JOHANNESBURG - National Treasury says it can't say at the moment whether a new plane deal being proposed by SAA Chair Dudu Myeni is worth pursuing, even though it appears it could cost government R1,5 billion.
Business Day reported this morning that Myeni wants to change a leasing agreement over Airbus planes, to a deal where a middle-man would purchase the planes on behalf of SAA.
If the original deal is not followed, Treasury would have to cough up R1,5 billion next month.
Treasury's Phumza Macanda says Finance Minister Nhlanhla Nene has now asked Myeni for more information about the deal she wants to pursue.
"Our minister, at this time, is unable to make a decision about whether it is a better deal or whether it is not better than the deal he had previously approved."

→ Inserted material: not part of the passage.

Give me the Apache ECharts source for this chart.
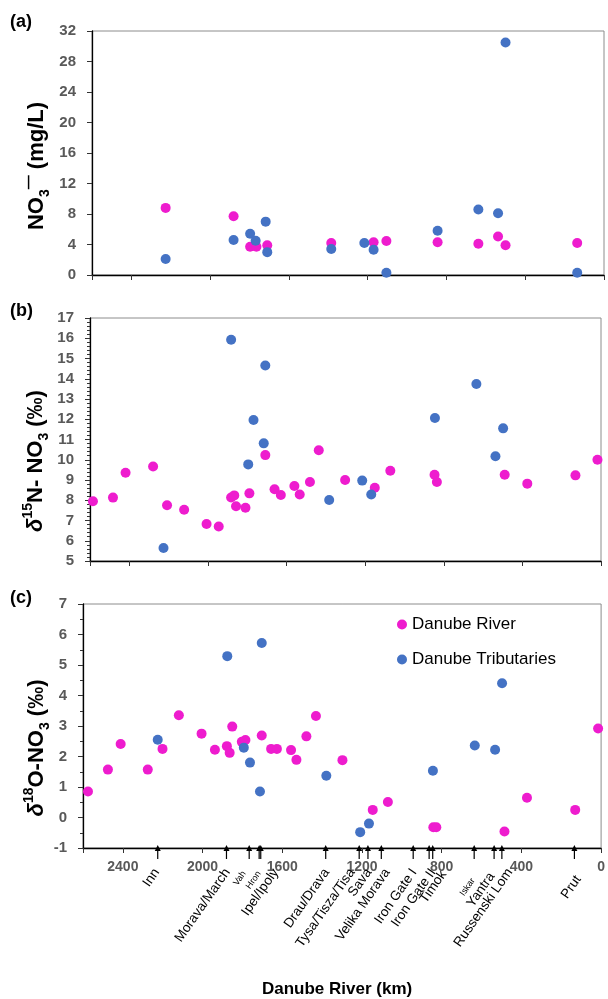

While Business Day journalists Carol Paton says Myeni won't reveal who SAA would actually be dealing with.
"Ms Myeni hasn't disclosed who the third party is, she hasn't disclosed to Airbus, she hasn't even disclosed to the chief financial officer of SAA."
This means the identity of a person or company who would be dealing in billions of rands through the deal, is not publicly known.
The finance ministry says Nene has asked Myeni for more information about the deal.
Macanda says they can't say at this stage whether this new proposal is better than the old deal.
"The minister does not have enough information to decide whether it is a good deal or not, therefore a deal that he should be concerned about."
Paton says Myeni appears to have political protection.
"Other board members, non-executive board members, who have written to cabinet ministers complaining about her activities, have been removed."
Earlier this year, Former SAA CEO Monwabisi Kalawe said in court papers President Jacob Zuma had moved Malusi Gigaba from the position of public enterprises minister because Myeni was angry with him.